What This Means Going Forward
The C2C architecture presents a compelling blueprint for the next generation of collaborative robots. The primary beneficiaries will be fields requiring close, adaptive physical partnership, such as advanced manufacturing assembly, collaborative construction, and physical assistive care. By ensuring that long-term strategy is seamlessly welded to safe, stable control, C2C addresses a key barrier to deploying autonomous systems in unstructured, shared human spaces.
This work will likely catalyze further research into explicit cognitive architectures for robotics. The industry should watch for how this hierarchical, deliberation-centric approach is scaled and tested against more diverse and complex tasks. Key questions include: Can the VLM grounding layer generalize to entirely novel objects and instructions? How does the MARL coordination scale with more than two agents? Furthermore, the success of the residual policy approach may inspire its wider adoption, making advanced, learning-based deliberation safer and easier to integrate with existing, proven robot controllers.

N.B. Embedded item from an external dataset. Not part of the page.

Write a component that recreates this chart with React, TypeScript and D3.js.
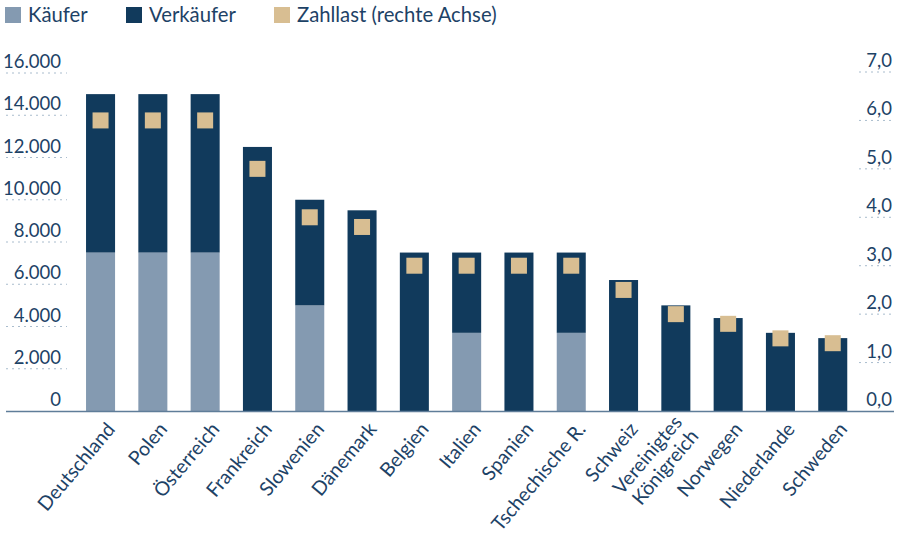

Ultimately, the shift from purely reactive VLA models to architectures like C2C that honor the distinction between System 1 and System 2 processing is essential for moving from robots that follow commands to robots that are true partners. The emergence of adaptive leader-follower behavior without explicit programming, as noted in the experiments, is a small but significant step toward that goal. As these systems mature, their development will be closely tied to progress in related areas like world models for better prediction and constitutional AI techniques to ensure the deliberative goals remain aligned with human safety and values.